▶ Supplied information:

- - -

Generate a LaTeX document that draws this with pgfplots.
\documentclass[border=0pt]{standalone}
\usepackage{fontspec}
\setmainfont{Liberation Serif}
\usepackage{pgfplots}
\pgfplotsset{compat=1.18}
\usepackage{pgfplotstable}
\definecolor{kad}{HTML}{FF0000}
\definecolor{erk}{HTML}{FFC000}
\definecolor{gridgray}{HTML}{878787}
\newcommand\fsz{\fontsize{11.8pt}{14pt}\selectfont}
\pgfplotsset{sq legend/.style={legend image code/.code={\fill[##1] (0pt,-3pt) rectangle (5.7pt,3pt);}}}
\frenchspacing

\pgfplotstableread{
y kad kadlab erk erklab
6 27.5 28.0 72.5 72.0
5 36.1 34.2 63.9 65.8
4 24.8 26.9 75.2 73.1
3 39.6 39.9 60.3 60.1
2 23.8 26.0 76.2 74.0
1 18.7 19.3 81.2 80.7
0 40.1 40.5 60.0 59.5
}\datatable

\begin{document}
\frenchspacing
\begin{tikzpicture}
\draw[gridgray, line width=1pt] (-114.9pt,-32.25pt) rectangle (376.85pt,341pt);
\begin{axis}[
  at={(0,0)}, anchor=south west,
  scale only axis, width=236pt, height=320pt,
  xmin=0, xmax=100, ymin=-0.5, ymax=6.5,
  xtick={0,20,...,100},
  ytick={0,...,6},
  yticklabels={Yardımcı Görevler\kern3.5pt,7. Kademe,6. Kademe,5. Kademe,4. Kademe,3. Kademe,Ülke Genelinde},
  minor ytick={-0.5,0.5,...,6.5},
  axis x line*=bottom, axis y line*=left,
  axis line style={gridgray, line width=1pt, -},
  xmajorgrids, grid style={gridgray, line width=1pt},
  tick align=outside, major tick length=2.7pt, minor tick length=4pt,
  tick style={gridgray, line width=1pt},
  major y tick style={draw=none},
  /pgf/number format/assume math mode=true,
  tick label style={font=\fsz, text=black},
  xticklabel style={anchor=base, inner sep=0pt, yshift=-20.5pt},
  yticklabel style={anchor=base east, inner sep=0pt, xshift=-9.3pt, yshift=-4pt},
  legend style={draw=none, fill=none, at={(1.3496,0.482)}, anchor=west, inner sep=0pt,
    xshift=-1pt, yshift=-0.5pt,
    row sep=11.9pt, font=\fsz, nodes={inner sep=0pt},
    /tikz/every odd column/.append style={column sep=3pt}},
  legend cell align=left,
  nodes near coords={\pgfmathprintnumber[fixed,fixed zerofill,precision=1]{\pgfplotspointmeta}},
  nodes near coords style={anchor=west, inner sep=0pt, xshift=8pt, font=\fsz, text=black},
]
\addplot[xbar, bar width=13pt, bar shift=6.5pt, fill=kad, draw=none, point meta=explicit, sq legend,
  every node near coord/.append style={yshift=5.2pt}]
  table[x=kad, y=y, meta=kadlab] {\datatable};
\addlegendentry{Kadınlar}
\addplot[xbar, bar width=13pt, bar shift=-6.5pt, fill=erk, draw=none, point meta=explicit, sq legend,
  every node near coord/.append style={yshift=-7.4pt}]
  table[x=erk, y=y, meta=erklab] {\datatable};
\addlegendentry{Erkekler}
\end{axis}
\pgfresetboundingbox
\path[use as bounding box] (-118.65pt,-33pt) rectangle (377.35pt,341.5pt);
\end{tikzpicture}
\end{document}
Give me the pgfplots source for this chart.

- - -

▶ Task description:
Repeat the records above in full, character for character.

▶ Written solution:
Generate a LaTeX document that draws this with pgfplots.
\documentclass[border=0pt]{standalone}
\usepackage{fontspec}
\setmainfont{Liberation Serif}
\usepackage{pgfplots}
\pgfplotsset{compat=1.18}
\usepackage{pgfplotstable}
\definecolor{kad}{HTML}{FF0000}
\definecolor{erk}{HTML}{FFC000}
\definecolor{gridgray}{HTML}{878787}
\newcommand\fsz{\fontsize{11.8pt}{14pt}\selectfont}
\pgfplotsset{sq legend/.style={legend image code/.code={\fill[##1] (0pt,-3pt) rectangle (5.7pt,3pt);}}}
\frenchspacing

\pgfplotstableread{
y kad kadlab erk erklab
6 27.5 28.0 72.5 72.0
5 36.1 34.2 63.9 65.8
4 24.8 26.9 75.2 73.1
3 39.6 39.9 60.3 60.1
2 23.8 26.0 76.2 74.0
1 18.7 19.3 81.2 80.7
0 40.1 40.5 60.0 59.5
}\datatable

\begin{document}
\frenchspacing
\begin{tikzpicture}
\draw[gridgray, line width=1pt] (-114.9pt,-32.25pt) rectangle (376.85pt,341pt);
\begin{axis}[
  at={(0,0)}, anchor=south west,
  scale only axis, width=236pt, height=320pt,
  xmin=0, xmax=100, ymin=-0.5, ymax=6.5,
  xtick={0,20,...,100},
  ytick={0,...,6},
  yticklabels={Yardımcı Görevler\kern3.5pt,7. Kademe,6. Kademe,5. Kademe,4. Kademe,3. Kademe,Ülke Genelinde},
  minor ytick={-0.5,0.5,...,6.5},
  axis x line*=bottom, axis y line*=left,
  axis line style={gridgray, line width=1pt, -},
  xmajorgrids, grid style={gridgray, line width=1pt},
  tick align=outside, major tick length=2.7pt, minor tick length=4pt,
  tick style={gridgray, line width=1pt},
  major y tick style={draw=none},
  /pgf/number format/assume math mode=true,
  tick label style={font=\fsz, text=black},
  xticklabel style={anchor=base, inner sep=0pt, yshift=-20.5pt},
  yticklabel style={anchor=base east, inner sep=0pt, xshift=-9.3pt, yshift=-4pt},
  legend style={draw=none, fill=none, at={(1.3496,0.482)}, anchor=west, inner sep=0pt,
    xshift=-1pt, yshift=-0.5pt,
    row sep=11.9pt, font=\fsz, nodes={inner sep=0pt},
    /tikz/every odd column/.append style={column sep=3pt}},
  legend cell align=left,
  nodes near coords={\pgfmathprintnumber[fixed,fixed zerofill,precision=1]{\pgfplotspointmeta}},
  nodes near coords style={anchor=west, inner sep=0pt, xshift=8pt, font=\fsz, text=black},
]
\addplot[xbar, bar width=13pt, bar shift=6.5pt, fill=kad, draw=none, point meta=explicit, sq legend,
  every node near coord/.append style={yshift=5.2pt}]
  table[x=kad, y=y, meta=kadlab] {\datatable};
\addlegendentry{Kadınlar}
\addplot[xbar, bar width=13pt, bar shift=-6.5pt, fill=erk, draw=none, point meta=explicit, sq legend,
  every node near coord/.append style={yshift=-7.4pt}]
  table[x=erk, y=y, meta=erklab] {\datatable};
\addlegendentry{Erkekler}
\end{axis}
\pgfresetboundingbox
\path[use as bounding box] (-118.65pt,-33pt) rectangle (377.35pt,341.5pt);
\end{tikzpicture}
\end{document}
Give me the pgfplots source for this chart.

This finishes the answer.